§ **DIRECTIONS FOR THIS TASK**: Look at the entries below and reproduce them exactly.

§ **TASK INPUT**:
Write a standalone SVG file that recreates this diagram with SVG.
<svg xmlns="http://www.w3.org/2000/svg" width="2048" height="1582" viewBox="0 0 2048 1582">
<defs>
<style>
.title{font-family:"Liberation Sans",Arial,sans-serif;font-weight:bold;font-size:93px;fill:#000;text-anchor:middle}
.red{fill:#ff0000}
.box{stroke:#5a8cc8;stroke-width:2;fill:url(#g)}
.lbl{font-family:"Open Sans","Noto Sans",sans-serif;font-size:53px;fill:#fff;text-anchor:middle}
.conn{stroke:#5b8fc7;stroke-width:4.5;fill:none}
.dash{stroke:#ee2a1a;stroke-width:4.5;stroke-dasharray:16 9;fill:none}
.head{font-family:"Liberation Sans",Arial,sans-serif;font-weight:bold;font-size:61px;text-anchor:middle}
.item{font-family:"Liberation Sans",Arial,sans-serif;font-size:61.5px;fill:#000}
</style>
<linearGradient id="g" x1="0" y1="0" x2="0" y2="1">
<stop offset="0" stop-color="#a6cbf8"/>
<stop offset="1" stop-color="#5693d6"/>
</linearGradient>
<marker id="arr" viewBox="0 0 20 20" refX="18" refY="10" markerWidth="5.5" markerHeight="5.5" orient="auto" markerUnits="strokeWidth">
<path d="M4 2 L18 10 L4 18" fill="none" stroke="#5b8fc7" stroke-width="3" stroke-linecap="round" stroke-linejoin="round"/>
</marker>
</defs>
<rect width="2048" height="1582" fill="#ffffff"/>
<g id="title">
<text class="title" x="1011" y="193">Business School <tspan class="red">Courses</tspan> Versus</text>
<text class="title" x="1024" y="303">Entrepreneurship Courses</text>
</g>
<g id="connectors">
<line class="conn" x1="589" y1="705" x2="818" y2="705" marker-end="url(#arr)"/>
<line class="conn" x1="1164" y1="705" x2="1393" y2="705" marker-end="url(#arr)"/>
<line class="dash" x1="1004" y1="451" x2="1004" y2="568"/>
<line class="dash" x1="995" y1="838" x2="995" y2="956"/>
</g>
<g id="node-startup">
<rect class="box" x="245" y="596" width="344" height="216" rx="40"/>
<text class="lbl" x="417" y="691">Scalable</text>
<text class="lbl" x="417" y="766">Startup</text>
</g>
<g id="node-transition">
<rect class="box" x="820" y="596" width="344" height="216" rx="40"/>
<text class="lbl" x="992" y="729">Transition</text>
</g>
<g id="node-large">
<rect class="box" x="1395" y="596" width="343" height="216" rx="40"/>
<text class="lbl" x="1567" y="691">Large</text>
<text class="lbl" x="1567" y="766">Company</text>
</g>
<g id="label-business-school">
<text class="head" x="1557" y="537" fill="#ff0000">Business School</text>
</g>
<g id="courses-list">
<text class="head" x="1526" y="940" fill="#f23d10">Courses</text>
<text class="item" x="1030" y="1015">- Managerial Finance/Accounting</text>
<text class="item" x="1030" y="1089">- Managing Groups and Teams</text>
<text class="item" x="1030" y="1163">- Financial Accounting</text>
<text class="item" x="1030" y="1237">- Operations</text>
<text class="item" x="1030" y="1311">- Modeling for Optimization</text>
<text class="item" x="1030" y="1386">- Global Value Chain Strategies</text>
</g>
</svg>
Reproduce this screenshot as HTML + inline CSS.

§ **CORRECT OUTPUT**:
Write a standalone SVG file that recreates this diagram with SVG.
<svg xmlns="http://www.w3.org/2000/svg" width="2048" height="1582" viewBox="0 0 2048 1582">
<defs>
<style>
.title{font-family:"Liberation Sans",Arial,sans-serif;font-weight:bold;font-size:93px;fill:#000;text-anchor:middle}
.red{fill:#ff0000}
.box{stroke:#5a8cc8;stroke-width:2;fill:url(#g)}
.lbl{font-family:"Open Sans","Noto Sans",sans-serif;font-size:53px;fill:#fff;text-anchor:middle}
.conn{stroke:#5b8fc7;stroke-width:4.5;fill:none}
.dash{stroke:#ee2a1a;stroke-width:4.5;stroke-dasharray:16 9;fill:none}
.head{font-family:"Liberation Sans",Arial,sans-serif;font-weight:bold;font-size:61px;text-anchor:middle}
.item{font-family:"Liberation Sans",Arial,sans-serif;font-size:61.5px;fill:#000}
</style>
<linearGradient id="g" x1="0" y1="0" x2="0" y2="1">
<stop offset="0" stop-color="#a6cbf8"/>
<stop offset="1" stop-color="#5693d6"/>
</linearGradient>
<marker id="arr" viewBox="0 0 20 20" refX="18" refY="10" markerWidth="5.5" markerHeight="5.5" orient="auto" markerUnits="strokeWidth">
<path d="M4 2 L18 10 L4 18" fill="none" stroke="#5b8fc7" stroke-width="3" stroke-linecap="round" stroke-linejoin="round"/>
</marker>
</defs>
<rect width="2048" height="1582" fill="#ffffff"/>
<g id="title">
<text class="title" x="1011" y="193">Business School <tspan class="red">Courses</tspan> Versus</text>
<text class="title" x="1024" y="303">Entrepreneurship Courses</text>
</g>
<g id="connectors">
<line class="conn" x1="589" y1="705" x2="818" y2="705" marker-end="url(#arr)"/>
<line class="conn" x1="1164" y1="705" x2="1393" y2="705" marker-end="url(#arr)"/>
<line class="dash" x1="1004" y1="451" x2="1004" y2="568"/>
<line class="dash" x1="995" y1="838" x2="995" y2="956"/>
</g>
<g id="node-startup">
<rect class="box" x="245" y="596" width="344" height="216" rx="40"/>
<text class="lbl" x="417" y="691">Scalable</text>
<text class="lbl" x="417" y="766">Startup</text>
</g>
<g id="node-transition">
<rect class="box" x="820" y="596" width="344" height="216" rx="40"/>
<text class="lbl" x="992" y="729">Transition</text>
</g>
<g id="node-large">
<rect class="box" x="1395" y="596" width="343" height="216" rx="40"/>
<text class="lbl" x="1567" y="691">Large</text>
<text class="lbl" x="1567" y="766">Company</text>
</g>
<g id="label-business-school">
<text class="head" x="1557" y="537" fill="#ff0000">Business School</text>
</g>
<g id="courses-list">
<text class="head" x="1526" y="940" fill="#f23d10">Courses</text>
<text class="item" x="1030" y="1015">- Managerial Finance/Accounting</text>
<text class="item" x="1030" y="1089">- Managing Groups and Teams</text>
<text class="item" x="1030" y="1163">- Financial Accounting</text>
<text class="item" x="1030" y="1237">- Operations</text>
<text class="item" x="1030" y="1311">- Modeling for Optimization</text>
<text class="item" x="1030" y="1386">- Global Value Chain Strategies</text>
</g>
</svg>
Reproduce this screenshot as HTML + inline CSS.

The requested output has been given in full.